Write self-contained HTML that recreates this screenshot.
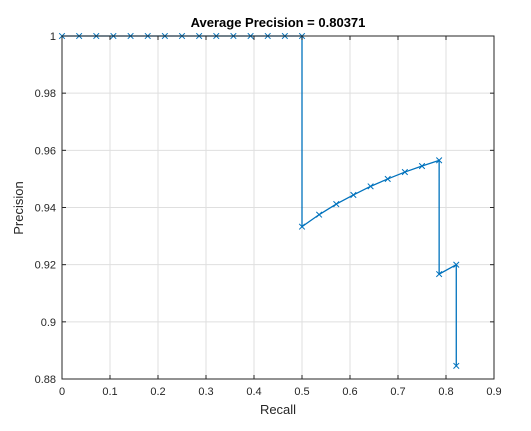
· · · ·
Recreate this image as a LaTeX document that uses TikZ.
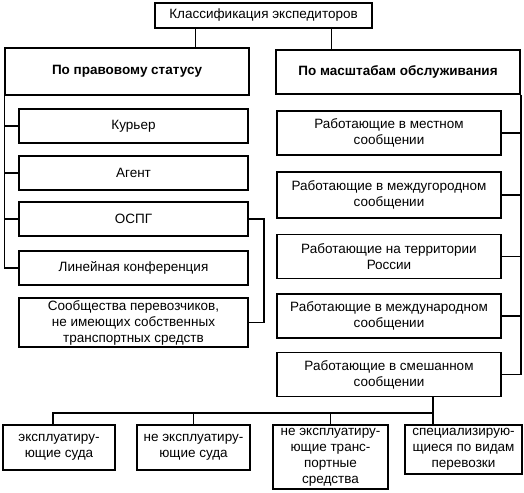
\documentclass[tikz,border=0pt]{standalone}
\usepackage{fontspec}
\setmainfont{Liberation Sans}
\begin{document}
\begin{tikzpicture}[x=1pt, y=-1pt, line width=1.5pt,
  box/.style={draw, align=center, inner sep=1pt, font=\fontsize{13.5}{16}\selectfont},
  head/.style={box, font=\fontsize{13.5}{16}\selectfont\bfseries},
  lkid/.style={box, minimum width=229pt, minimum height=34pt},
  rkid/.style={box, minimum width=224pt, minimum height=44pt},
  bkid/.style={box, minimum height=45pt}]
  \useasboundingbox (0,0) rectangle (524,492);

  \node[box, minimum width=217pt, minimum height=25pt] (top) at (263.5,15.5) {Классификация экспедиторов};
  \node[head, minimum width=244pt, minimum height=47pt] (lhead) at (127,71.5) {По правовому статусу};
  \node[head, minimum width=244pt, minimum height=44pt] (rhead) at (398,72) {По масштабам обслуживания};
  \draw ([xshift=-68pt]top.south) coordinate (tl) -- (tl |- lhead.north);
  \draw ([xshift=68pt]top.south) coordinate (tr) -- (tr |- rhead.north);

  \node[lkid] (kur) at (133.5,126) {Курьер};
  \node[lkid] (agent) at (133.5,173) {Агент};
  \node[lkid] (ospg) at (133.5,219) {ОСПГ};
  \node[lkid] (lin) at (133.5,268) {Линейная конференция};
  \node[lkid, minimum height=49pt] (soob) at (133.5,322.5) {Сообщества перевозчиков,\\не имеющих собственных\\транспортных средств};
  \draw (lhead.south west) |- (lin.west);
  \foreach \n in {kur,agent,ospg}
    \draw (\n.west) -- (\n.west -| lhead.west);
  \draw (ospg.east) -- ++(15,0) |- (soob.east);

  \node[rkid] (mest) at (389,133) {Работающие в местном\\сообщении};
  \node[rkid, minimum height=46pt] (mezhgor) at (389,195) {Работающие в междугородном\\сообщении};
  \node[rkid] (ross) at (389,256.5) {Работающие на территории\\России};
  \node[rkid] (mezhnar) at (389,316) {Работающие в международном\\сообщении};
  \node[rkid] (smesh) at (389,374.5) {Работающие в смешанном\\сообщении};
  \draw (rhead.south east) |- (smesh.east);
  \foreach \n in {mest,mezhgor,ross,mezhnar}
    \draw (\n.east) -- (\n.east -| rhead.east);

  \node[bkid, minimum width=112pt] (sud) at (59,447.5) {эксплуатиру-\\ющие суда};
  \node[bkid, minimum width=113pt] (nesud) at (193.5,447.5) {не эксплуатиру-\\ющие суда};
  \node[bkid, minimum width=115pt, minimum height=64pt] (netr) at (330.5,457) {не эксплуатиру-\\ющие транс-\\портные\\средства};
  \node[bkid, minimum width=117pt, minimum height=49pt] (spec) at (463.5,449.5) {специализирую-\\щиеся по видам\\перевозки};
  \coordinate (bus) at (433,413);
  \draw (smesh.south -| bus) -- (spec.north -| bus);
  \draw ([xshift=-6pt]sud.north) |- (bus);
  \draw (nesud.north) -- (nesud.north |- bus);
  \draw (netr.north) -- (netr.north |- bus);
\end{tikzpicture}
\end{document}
· · · ·
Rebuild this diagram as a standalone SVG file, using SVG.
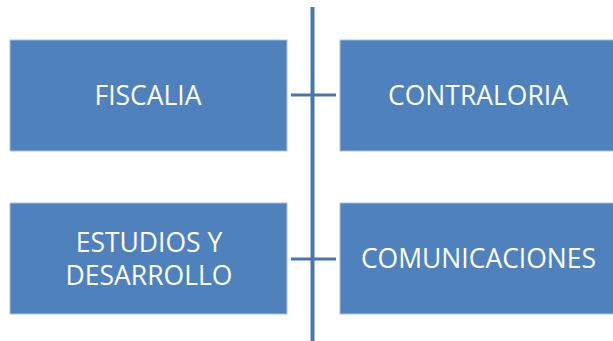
· · · ·
Given instruction :: Using the entries above, extract exactly the lines from the one that contains "Recreate this image" through the one that contains "(0,0) rectangle (524,492);". Do not carry over any pictures.

Exercise answer ::
Recreate this image as a LaTeX document that uses TikZ.
\documentclass[tikz,border=0pt]{standalone}
\usepackage{fontspec}
\setmainfont{Liberation Sans}
\begin{document}
\begin{tikzpicture}[x=1pt, y=-1pt, line width=1.5pt,
  box/.style={draw, align=center, inner sep=1pt, font=\fontsize{13.5}{16}\selectfont},
  head/.style={box, font=\fontsize{13.5}{16}\selectfont\bfseries},
  lkid/.style={box, minimum width=229pt, minimum height=34pt},
  rkid/.style={box, minimum width=224pt, minimum height=44pt},
  bkid/.style={box, minimum height=45pt}]
  \useasboundingbox (0,0) rectangle (524,492);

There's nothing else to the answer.